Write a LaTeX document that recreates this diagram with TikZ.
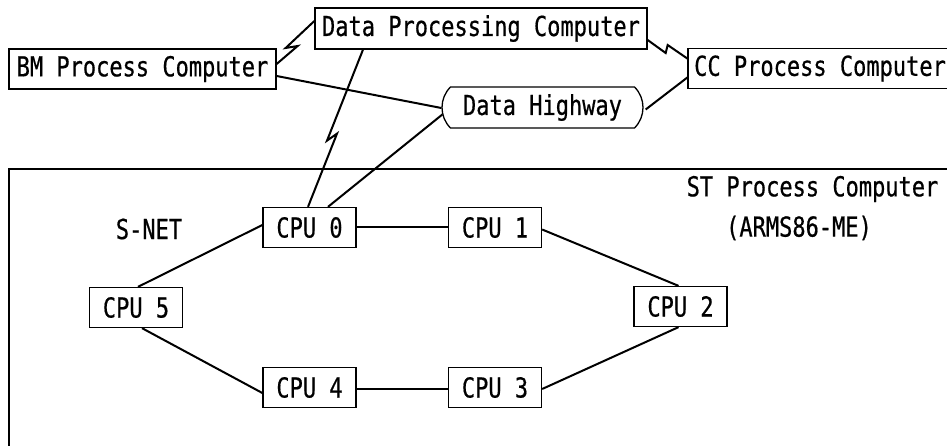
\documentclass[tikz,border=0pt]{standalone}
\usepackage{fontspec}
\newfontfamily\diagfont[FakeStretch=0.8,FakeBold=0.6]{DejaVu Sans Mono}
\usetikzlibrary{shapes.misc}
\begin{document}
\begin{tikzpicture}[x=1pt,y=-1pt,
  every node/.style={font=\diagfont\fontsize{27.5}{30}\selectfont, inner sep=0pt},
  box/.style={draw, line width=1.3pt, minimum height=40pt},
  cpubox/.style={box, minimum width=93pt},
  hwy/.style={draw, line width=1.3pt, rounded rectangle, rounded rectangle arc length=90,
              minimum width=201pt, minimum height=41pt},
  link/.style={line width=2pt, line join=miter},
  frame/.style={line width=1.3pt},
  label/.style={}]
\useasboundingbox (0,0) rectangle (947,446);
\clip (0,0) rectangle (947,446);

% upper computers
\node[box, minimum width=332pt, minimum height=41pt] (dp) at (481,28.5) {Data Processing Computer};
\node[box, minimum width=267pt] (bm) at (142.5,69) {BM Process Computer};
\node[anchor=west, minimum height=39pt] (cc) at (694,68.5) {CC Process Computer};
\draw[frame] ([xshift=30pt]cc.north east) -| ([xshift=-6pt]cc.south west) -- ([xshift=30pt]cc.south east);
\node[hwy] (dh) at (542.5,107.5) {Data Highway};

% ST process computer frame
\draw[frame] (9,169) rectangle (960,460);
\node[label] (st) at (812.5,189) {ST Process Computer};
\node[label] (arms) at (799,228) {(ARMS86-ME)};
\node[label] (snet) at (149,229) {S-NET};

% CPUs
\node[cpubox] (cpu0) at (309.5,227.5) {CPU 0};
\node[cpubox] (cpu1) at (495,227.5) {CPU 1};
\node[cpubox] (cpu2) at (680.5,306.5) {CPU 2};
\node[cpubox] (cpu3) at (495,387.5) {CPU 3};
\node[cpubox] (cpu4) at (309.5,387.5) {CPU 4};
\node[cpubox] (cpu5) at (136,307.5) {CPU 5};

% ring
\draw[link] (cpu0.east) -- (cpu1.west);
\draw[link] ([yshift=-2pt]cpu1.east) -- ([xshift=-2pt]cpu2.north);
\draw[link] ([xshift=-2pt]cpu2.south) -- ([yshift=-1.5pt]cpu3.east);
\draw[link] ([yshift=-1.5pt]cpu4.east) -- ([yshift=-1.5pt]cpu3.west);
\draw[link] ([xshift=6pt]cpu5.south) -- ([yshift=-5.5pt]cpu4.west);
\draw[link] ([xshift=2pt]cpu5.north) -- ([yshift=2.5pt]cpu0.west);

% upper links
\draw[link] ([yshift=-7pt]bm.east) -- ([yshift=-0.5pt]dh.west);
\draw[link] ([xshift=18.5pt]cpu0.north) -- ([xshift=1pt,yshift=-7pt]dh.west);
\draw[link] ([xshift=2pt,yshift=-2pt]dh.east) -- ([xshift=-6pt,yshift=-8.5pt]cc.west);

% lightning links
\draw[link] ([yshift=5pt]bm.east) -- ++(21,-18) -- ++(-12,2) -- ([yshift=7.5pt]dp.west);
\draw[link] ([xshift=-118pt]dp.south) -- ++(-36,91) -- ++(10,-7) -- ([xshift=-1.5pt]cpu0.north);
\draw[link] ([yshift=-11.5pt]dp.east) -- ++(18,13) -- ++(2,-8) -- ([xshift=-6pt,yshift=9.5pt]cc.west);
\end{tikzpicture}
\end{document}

================================

DO THIS ▸ Reproduce the full listing faithfully, but do not carry over any pictures.

TASK SOLUTION ▸
Write a LaTeX document that recreates this diagram with TikZ.
\documentclass[tikz,border=0pt]{standalone}
\usepackage{fontspec}
\newfontfamily\diagfont[FakeStretch=0.8,FakeBold=0.6]{DejaVu Sans Mono}
\usetikzlibrary{shapes.misc}
\begin{document}
\begin{tikzpicture}[x=1pt,y=-1pt,
  every node/.style={font=\diagfont\fontsize{27.5}{30}\selectfont, inner sep=0pt},
  box/.style={draw, line width=1.3pt, minimum height=40pt},
  cpubox/.style={box, minimum width=93pt},
  hwy/.style={draw, line width=1.3pt, rounded rectangle, rounded rectangle arc length=90,
              minimum width=201pt, minimum height=41pt},
  link/.style={line width=2pt, line join=miter},
  frame/.style={line width=1.3pt},
  label/.style={}]
\useasboundingbox (0,0) rectangle (947,446);
\clip (0,0) rectangle (947,446);

% upper computers
\node[box, minimum width=332pt, minimum height=41pt] (dp) at (481,28.5) {Data Processing Computer};
\node[box, minimum width=267pt] (bm) at (142.5,69) {BM Process Computer};
\node[anchor=west, minimum height=39pt] (cc) at (694,68.5) {CC Process Computer};
\draw[frame] ([xshift=30pt]cc.north east) -| ([xshift=-6pt]cc.south west) -- ([xshift=30pt]cc.south east);
\node[hwy] (dh) at (542.5,107.5) {Data Highway};

% ST process computer frame
\draw[frame] (9,169) rectangle (960,460);
\node[label] (st) at (812.5,189) {ST Process Computer};
\node[label] (arms) at (799,228) {(ARMS86-ME)};
\node[label] (snet) at (149,229) {S-NET};

% CPUs
\node[cpubox] (cpu0) at (309.5,227.5) {CPU 0};
\node[cpubox] (cpu1) at (495,227.5) {CPU 1};
\node[cpubox] (cpu2) at (680.5,306.5) {CPU 2};
\node[cpubox] (cpu3) at (495,387.5) {CPU 3};
\node[cpubox] (cpu4) at (309.5,387.5) {CPU 4};
\node[cpubox] (cpu5) at (136,307.5) {CPU 5};

% ring
\draw[link] (cpu0.east) -- (cpu1.west);
\draw[link] ([yshift=-2pt]cpu1.east) -- ([xshift=-2pt]cpu2.north);
\draw[link] ([xshift=-2pt]cpu2.south) -- ([yshift=-1.5pt]cpu3.east);
\draw[link] ([yshift=-1.5pt]cpu4.east) -- ([yshift=-1.5pt]cpu3.west);
\draw[link] ([xshift=6pt]cpu5.south) -- ([yshift=-5.5pt]cpu4.west);
\draw[link] ([xshift=2pt]cpu5.north) -- ([yshift=2.5pt]cpu0.west);

% upper links
\draw[link] ([yshift=-7pt]bm.east) -- ([yshift=-0.5pt]dh.west);
\draw[link] ([xshift=18.5pt]cpu0.north) -- ([xshift=1pt,yshift=-7pt]dh.west);
\draw[link] ([xshift=2pt,yshift=-2pt]dh.east) -- ([xshift=-6pt,yshift=-8.5pt]cc.west);

% lightning links
\draw[link] ([yshift=5pt]bm.east) -- ++(21,-18) -- ++(-12,2) -- ([yshift=7.5pt]dp.west);
\draw[link] ([xshift=-118pt]dp.south) -- ++(-36,91) -- ++(10,-7) -- ([xshift=-1.5pt]cpu0.north);
\draw[link] ([yshift=-11.5pt]dp.east) -- ++(18,13) -- ++(2,-8) -- ([xshift=-6pt,yshift=9.5pt]cc.west);
\end{tikzpicture}
\end{document}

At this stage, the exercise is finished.